### Given information
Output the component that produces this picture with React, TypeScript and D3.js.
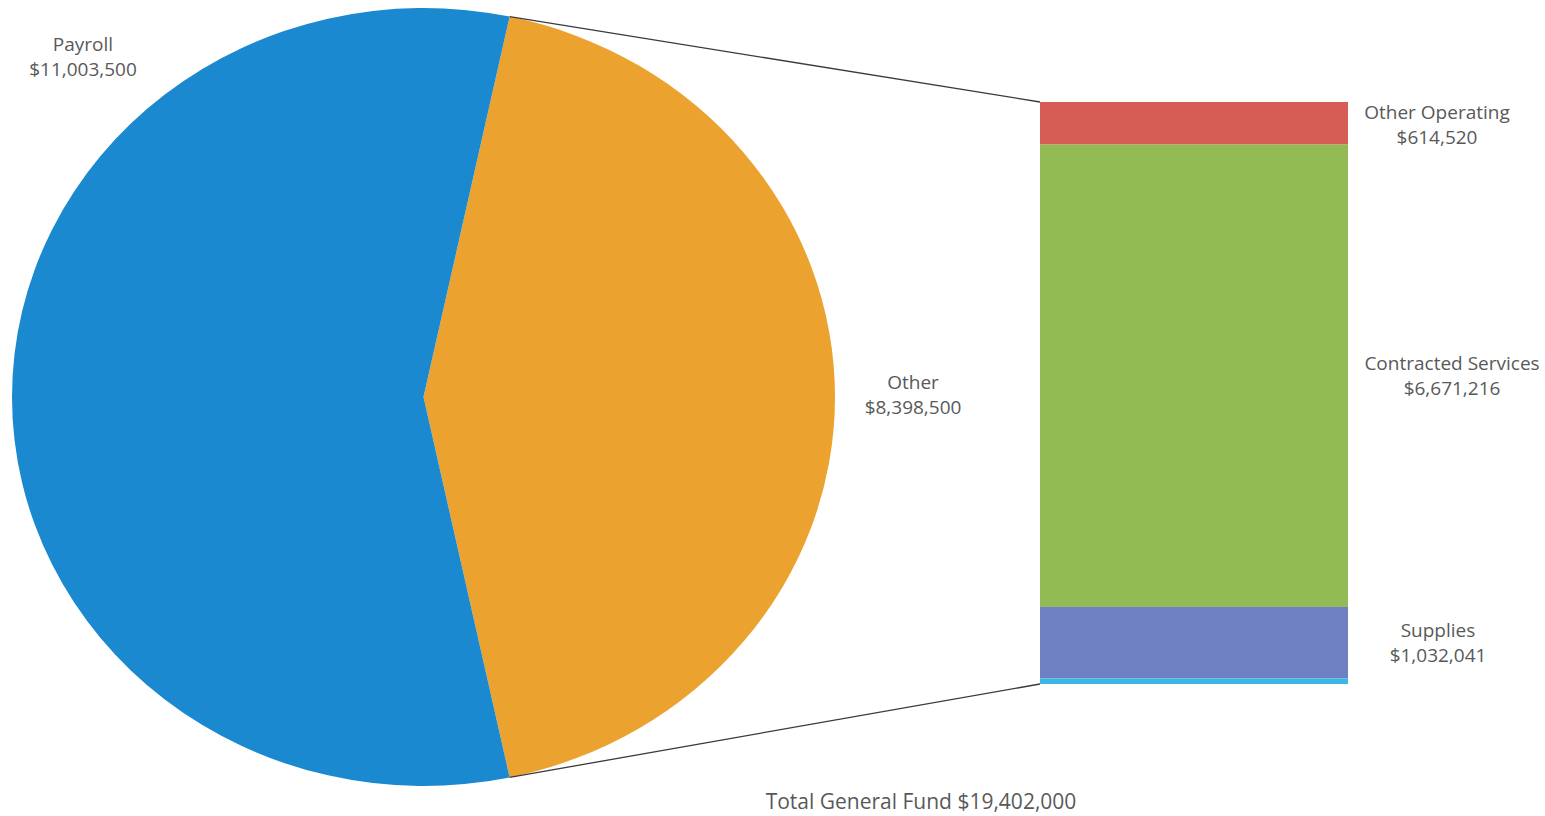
import * as d3 from 'd3';
import React, { useEffect, useRef } from 'react';

// pie: the two top level groups
const pieLabels = ["Other", "Payroll"];
const pieValues = [8398500, 11003500];
const pieColors = ["#eca22f", "#1b89cf"];

// bar of pie: breakdown of "Other", top to bottom
const barLabels = ["Other Operating", "Contracted Services", "Supplies", ""];
const barValues = [614520, 6671216, 1032041, 80723];
const barColors = ["#d65c56", "#93bb53", "#6f80c2", "#3cb6e3"];

const totalLabel = "Total General Fund $19,402,000";

const W = 1545;
const H = 816;

export default function App() {
  const svgRef = useRef(null);

  useEffect(() => {
    const svg = d3.select(svgRef.current);
    svg.selectAll("*").remove();

    const font = "'Open Sans', sans-serif";
    const textColor = "#595959";
    const fontSize = 19;

    const cx = 423.5, cy = 397, rx = 411.5, ry = 389;
    const total = d3.sum(pieValues);
    const otherAngle = (pieValues[0] / total) * 2 * Math.PI;
    const start = Math.PI / 2 - otherAngle / 2;

    const pie = d3.pie<number>().sort(null).startAngle(start).endAngle(start + 2 * Math.PI);
    const arcs = pie(pieValues);
    const arc = d3.arc<d3.PieArcDatum<number>>().innerRadius(0).outerRadius(ry);

    svg.append("g")
      .attr("transform", `translate(${cx},${cy}) scale(${rx / ry},1)`)
      .selectAll("path")
      .data(arcs)
      .join("path")
      .attr("d", arc)
      .attr("fill", (d, i) => pieColors[i]);

    // bar
    const barX0 = 1040, barX1 = 1348;
    const y = d3.scaleLinear().domain([0, pieValues[0]]).range([102, 684]);
    const cum = d3.cumsum(barValues);
    const segs = barValues.map((v, i) => ({ v, i, y0: cum[i] - v, y1: cum[i] }));

    svg.append("g")
      .selectAll("rect")
      .data(segs)
      .join("rect")
      .attr("x", barX0)
      .attr("width", barX1 - barX0)
      .attr("y", d => y(d.y0))
      .attr("height", d => y(d.y1) - y(d.y0))
      .attr("fill", d => barColors[d.i]);

    // connector lines
    const a0 = arcs[0].startAngle, a1 = arcs[0].endAngle;
    const p0 = [cx + rx * Math.sin(a0), cy - ry * Math.cos(a0)];
    const p1 = [cx + rx * Math.sin(a1), cy - ry * Math.cos(a1)];
    const lines = [
      [p0, [barX0, y(0)]],
      [p1, [barX0, y(pieValues[0])]],
    ];
    svg.append("g")
      .selectAll("line")
      .data(lines)
      .join("line")
      .attr("x1", d => d[0][0])
      .attr("y1", d => d[0][1])
      .attr("x2", d => d[1][0])
      .attr("y2", d => d[1][1])
      .attr("stroke", "#3a3a3a")
      .attr("stroke-width", 1.3);

    const fmt = d3.format("$,");

    const label = (x: number, yy: number, lines: string[], size = fontSize) => {
      const t = svg.append("text")
        .attr("x", x)
        .attr("y", yy)
        .attr("text-anchor", "middle")
        .attr("font-family", font)
        .attr("font-size", size)
        .attr("fill", textColor);
      lines.forEach((l, i) => {
        t.append("tspan").attr("x", x).attr("dy", i === 0 ? 0 : 25).text(l);
      });
    };

    label(83, 51, [pieLabels[1], fmt(pieValues[1])]);
    label(913, 389, [pieLabels[0], fmt(pieValues[0])]);

    const barLabelX = [1437, 1452, 1438];
    segs.forEach((s, i) => {
      if (!barLabels[i]) return;
      const mid = (y(s.y0) + y(s.y1)) / 2;
      label(barLabelX[i], i === 0 ? 119 : mid - 6, [barLabels[i], fmt(s.v)]);
    });

    label(921, 809, [totalLabel], 21);
  }, []);

  return (
    <svg ref={svgRef} width={W} height={H} style={{ position: "absolute", left: 0, top: 0, background: "#fff" }} />
  );
}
######
Work instructions. Could the lines from the top of the material through the line with "const svgRef = useRef(null);" be repeated exactly, pictures left out?

Final result.
Output the component that produces this picture with React, TypeScript and D3.js.
import * as d3 from 'd3';
import React, { useEffect, useRef } from 'react';

// pie: the two top level groups
const pieLabels = ["Other", "Payroll"];
const pieValues = [8398500, 11003500];
const pieColors = ["#eca22f", "#1b89cf"];

// bar of pie: breakdown of "Other", top to bottom
const barLabels = ["Other Operating", "Contracted Services", "Supplies", ""];
const barValues = [614520, 6671216, 1032041, 80723];
const barColors = ["#d65c56", "#93bb53", "#6f80c2", "#3cb6e3"];

const totalLabel = "Total General Fund $19,402,000";

const W = 1545;
const H = 816;

export default function App() {
  const svgRef = useRef(null);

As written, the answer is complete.